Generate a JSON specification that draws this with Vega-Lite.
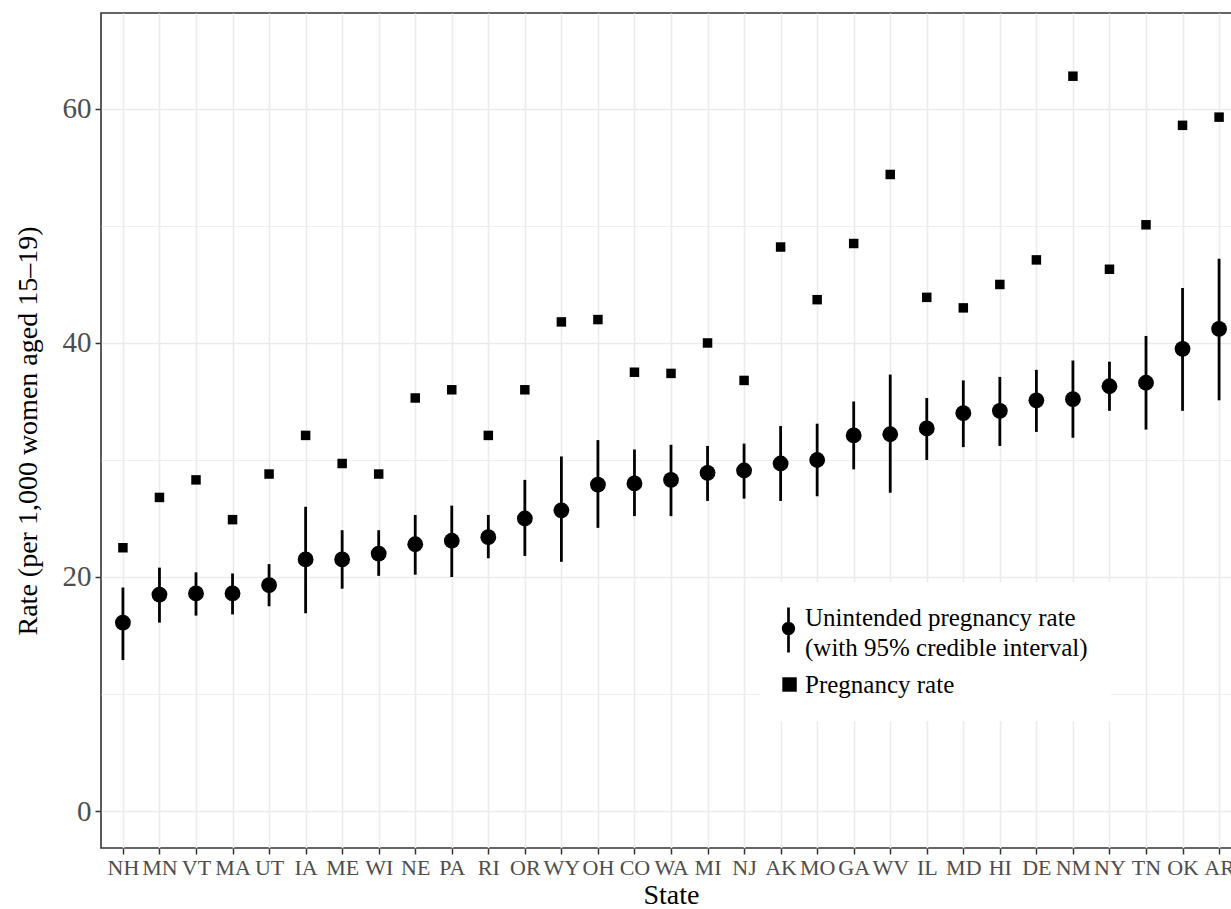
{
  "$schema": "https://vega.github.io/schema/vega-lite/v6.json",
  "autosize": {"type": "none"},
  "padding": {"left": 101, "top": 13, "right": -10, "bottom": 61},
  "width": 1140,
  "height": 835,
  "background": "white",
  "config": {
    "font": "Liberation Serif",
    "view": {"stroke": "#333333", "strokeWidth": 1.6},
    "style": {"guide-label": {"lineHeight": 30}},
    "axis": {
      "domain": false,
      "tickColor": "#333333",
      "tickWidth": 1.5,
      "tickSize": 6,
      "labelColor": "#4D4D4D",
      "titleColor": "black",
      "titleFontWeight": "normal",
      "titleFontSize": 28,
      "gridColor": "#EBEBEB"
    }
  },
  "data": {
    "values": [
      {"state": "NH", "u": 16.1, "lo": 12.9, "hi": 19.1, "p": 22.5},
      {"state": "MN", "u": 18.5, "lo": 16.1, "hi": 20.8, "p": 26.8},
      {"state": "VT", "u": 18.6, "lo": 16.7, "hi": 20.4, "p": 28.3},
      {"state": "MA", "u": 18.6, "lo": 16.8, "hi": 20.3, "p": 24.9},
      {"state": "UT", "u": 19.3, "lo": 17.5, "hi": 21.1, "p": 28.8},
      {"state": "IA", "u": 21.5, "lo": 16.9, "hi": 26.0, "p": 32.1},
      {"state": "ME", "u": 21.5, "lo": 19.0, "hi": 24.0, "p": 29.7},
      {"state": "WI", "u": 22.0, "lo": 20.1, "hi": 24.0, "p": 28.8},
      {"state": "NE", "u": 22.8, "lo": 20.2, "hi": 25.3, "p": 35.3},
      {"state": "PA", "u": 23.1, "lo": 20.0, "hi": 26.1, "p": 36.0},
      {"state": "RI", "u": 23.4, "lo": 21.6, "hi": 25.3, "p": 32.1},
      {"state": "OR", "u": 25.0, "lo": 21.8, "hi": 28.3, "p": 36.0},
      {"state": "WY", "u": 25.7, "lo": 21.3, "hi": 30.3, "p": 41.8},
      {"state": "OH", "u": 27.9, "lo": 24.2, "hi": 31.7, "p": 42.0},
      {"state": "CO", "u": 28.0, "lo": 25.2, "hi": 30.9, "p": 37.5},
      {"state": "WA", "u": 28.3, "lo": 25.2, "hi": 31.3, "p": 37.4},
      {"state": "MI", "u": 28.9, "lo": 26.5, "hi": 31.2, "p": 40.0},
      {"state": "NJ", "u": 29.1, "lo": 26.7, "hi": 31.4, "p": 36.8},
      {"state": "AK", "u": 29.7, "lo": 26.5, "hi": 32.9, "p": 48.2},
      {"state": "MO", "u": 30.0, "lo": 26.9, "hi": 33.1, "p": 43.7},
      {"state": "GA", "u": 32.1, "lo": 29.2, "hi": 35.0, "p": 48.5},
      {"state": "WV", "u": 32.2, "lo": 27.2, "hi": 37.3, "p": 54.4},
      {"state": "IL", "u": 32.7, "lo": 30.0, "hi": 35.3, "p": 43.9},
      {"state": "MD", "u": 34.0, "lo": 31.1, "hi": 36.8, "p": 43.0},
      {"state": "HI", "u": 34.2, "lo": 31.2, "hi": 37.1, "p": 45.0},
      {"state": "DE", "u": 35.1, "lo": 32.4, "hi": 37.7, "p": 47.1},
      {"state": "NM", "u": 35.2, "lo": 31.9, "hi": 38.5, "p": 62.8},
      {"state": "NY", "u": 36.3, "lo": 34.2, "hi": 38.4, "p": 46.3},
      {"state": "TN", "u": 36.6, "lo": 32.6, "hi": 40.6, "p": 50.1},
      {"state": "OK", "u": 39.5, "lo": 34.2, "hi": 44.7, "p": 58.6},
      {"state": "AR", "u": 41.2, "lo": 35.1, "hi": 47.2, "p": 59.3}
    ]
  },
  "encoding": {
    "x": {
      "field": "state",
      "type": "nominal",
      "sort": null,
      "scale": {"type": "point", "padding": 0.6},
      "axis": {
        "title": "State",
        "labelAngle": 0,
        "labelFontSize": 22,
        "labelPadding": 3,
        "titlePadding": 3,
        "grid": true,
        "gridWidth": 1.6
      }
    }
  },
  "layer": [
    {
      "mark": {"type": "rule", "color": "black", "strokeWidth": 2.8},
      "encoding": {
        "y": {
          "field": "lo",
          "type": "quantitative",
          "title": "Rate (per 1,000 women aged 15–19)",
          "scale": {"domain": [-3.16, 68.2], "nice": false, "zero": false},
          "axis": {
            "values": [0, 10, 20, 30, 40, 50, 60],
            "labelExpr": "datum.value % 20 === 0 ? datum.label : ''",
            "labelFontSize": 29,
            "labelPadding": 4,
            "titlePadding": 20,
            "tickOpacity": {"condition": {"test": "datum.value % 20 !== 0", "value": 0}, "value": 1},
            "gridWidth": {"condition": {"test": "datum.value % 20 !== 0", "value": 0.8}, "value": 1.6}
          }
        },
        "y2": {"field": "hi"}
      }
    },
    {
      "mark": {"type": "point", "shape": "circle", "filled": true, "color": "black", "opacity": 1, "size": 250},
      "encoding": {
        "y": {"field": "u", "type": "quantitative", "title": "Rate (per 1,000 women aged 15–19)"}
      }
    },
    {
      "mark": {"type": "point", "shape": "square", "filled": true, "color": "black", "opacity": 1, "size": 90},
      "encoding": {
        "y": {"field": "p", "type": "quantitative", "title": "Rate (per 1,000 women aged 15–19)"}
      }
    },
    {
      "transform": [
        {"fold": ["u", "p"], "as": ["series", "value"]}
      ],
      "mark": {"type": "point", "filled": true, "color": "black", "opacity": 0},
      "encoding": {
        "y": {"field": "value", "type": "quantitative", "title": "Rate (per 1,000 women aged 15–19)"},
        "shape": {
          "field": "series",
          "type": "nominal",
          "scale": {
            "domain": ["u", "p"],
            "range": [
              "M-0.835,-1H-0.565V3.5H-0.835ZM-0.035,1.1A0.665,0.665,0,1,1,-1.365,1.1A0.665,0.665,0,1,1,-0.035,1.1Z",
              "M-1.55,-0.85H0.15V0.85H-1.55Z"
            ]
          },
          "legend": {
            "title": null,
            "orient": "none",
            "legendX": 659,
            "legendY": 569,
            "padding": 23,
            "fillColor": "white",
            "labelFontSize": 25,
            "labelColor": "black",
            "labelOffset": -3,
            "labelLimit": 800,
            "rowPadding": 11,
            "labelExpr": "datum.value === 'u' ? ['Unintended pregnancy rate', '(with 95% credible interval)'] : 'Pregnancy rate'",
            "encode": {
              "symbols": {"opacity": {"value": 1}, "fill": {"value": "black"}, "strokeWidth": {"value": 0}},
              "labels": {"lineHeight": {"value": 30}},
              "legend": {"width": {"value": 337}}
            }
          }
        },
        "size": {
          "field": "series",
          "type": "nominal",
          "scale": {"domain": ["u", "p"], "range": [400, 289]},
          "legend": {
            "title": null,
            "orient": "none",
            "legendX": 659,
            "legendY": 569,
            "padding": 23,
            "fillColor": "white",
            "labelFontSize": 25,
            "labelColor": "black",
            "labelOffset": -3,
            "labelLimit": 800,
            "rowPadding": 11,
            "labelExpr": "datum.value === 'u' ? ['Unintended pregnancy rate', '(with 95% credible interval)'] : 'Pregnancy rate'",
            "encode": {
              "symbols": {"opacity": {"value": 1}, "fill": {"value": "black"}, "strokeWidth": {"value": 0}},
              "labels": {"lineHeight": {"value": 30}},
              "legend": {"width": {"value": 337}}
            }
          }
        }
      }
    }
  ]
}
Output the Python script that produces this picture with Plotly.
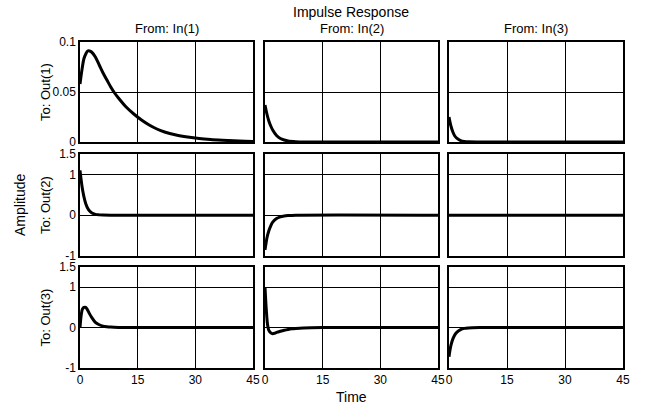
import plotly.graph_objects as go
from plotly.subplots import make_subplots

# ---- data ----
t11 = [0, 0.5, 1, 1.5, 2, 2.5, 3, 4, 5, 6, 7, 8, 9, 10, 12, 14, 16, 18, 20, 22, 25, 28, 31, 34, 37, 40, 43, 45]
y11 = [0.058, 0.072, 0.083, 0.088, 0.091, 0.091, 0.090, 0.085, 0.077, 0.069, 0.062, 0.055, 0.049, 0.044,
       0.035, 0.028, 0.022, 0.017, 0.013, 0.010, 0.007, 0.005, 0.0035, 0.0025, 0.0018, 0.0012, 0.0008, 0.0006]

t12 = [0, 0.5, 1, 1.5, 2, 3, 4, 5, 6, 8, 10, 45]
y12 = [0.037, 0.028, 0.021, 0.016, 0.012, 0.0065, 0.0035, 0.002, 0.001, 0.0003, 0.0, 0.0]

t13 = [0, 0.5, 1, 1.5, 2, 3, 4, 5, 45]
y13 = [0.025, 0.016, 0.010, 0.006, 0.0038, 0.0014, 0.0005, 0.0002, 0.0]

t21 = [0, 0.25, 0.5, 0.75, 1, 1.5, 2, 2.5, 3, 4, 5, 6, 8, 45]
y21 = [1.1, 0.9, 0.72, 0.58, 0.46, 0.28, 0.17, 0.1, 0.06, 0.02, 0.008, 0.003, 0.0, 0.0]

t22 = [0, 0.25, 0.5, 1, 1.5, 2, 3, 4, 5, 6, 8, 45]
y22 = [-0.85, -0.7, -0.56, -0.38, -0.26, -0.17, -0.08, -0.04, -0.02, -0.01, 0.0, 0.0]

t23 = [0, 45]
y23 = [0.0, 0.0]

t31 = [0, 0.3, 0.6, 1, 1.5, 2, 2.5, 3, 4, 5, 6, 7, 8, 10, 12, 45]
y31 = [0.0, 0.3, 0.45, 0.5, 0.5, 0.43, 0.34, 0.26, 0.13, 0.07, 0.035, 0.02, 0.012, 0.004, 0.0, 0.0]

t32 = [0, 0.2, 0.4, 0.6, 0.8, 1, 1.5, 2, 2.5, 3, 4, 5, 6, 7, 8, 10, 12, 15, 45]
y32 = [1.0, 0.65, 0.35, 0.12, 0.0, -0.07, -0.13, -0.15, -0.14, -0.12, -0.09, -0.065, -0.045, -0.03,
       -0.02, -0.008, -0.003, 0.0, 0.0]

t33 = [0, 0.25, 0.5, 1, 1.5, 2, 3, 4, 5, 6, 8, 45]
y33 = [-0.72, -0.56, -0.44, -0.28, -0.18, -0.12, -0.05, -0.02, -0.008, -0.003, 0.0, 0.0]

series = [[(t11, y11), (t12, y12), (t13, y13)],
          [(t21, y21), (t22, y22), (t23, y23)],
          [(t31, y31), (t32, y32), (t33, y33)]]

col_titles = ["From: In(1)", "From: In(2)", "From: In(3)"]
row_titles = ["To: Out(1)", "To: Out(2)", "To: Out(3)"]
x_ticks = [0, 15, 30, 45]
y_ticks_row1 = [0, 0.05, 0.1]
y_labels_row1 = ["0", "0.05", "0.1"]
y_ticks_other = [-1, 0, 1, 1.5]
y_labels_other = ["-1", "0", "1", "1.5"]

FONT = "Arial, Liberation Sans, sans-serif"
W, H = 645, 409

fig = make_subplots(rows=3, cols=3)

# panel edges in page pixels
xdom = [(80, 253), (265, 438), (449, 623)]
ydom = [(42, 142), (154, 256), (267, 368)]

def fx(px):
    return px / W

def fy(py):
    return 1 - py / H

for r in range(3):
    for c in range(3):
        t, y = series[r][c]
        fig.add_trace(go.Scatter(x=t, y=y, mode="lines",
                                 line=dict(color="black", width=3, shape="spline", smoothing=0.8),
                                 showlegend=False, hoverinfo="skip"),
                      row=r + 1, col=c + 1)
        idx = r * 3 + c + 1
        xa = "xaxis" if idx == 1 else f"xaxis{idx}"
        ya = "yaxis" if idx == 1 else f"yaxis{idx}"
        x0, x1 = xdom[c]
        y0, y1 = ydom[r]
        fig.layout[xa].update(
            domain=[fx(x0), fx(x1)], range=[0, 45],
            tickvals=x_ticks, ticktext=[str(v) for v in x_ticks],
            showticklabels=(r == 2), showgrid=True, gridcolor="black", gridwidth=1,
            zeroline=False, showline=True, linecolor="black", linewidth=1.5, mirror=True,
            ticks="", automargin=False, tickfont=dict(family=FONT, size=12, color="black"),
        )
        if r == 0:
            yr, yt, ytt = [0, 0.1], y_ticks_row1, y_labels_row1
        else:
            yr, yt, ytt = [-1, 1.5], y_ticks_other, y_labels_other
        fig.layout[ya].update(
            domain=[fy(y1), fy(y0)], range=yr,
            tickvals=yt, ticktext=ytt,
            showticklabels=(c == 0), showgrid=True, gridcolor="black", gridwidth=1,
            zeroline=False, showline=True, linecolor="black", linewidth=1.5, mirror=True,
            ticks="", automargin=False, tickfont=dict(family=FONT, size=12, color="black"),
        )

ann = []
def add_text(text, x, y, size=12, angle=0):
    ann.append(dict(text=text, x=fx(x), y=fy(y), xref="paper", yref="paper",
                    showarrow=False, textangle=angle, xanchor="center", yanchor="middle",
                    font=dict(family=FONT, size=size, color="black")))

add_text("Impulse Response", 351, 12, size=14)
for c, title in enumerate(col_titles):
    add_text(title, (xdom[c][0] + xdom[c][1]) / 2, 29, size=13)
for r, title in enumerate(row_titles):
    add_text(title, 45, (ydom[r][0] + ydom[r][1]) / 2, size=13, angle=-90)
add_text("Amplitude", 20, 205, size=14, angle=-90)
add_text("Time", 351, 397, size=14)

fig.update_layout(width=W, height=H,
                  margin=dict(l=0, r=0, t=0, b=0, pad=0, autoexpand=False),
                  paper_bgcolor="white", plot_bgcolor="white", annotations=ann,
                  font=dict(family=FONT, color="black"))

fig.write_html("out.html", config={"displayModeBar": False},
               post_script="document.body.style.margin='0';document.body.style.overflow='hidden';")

########

Using the entries above, extract exactly the lines from the one that contains "Output the Python" through the one that contains "-0.05, -0.02, -0.008, -0.003, 0.0, 0.0]". Do not carry over any pictures.

Output the Python script that produces this picture with Plotly.
import plotly.graph_objects as go
from plotly.subplots import make_subplots

# ---- data ----
t11 = [0, 0.5, 1, 1.5, 2, 2.5, 3, 4, 5, 6, 7, 8, 9, 10, 12, 14, 16, 18, 20, 22, 25, 28, 31, 34, 37, 40, 43, 45]
y11 = [0.058, 0.072, 0.083, 0.088, 0.091, 0.091, 0.090, 0.085, 0.077, 0.069, 0.062, 0.055, 0.049, 0.044,
       0.035, 0.028, 0.022, 0.017, 0.013, 0.010, 0.007, 0.005, 0.0035, 0.0025, 0.0018, 0.0012, 0.0008, 0.0006]

t12 = [0, 0.5, 1, 1.5, 2, 3, 4, 5, 6, 8, 10, 45]
y12 = [0.037, 0.028, 0.021, 0.016, 0.012, 0.0065, 0.0035, 0.002, 0.001, 0.0003, 0.0, 0.0]

t13 = [0, 0.5, 1, 1.5, 2, 3, 4, 5, 45]
y13 = [0.025, 0.016, 0.010, 0.006, 0.0038, 0.0014, 0.0005, 0.0002, 0.0]

t21 = [0, 0.25, 0.5, 0.75, 1, 1.5, 2, 2.5, 3, 4, 5, 6, 8, 45]
y21 = [1.1, 0.9, 0.72, 0.58, 0.46, 0.28, 0.17, 0.1, 0.06, 0.02, 0.008, 0.003, 0.0, 0.0]

t22 = [0, 0.25, 0.5, 1, 1.5, 2, 3, 4, 5, 6, 8, 45]
y22 = [-0.85, -0.7, -0.56, -0.38, -0.26, -0.17, -0.08, -0.04, -0.02, -0.01, 0.0, 0.0]

t23 = [0, 45]
y23 = [0.0, 0.0]

t31 = [0, 0.3, 0.6, 1, 1.5, 2, 2.5, 3, 4, 5, 6, 7, 8, 10, 12, 45]
y31 = [0.0, 0.3, 0.45, 0.5, 0.5, 0.43, 0.34, 0.26, 0.13, 0.07, 0.035, 0.02, 0.012, 0.004, 0.0, 0.0]

t32 = [0, 0.2, 0.4, 0.6, 0.8, 1, 1.5, 2, 2.5, 3, 4, 5, 6, 7, 8, 10, 12, 15, 45]
y32 = [1.0, 0.65, 0.35, 0.12, 0.0, -0.07, -0.13, -0.15, -0.14, -0.12, -0.09, -0.065, -0.045, -0.03,
       -0.02, -0.008, -0.003, 0.0, 0.0]

t33 = [0, 0.25, 0.5, 1, 1.5, 2, 3, 4, 5, 6, 8, 45]
y33 = [-0.72, -0.56, -0.44, -0.28, -0.18, -0.12, -0.05, -0.02, -0.008, -0.003, 0.0, 0.0]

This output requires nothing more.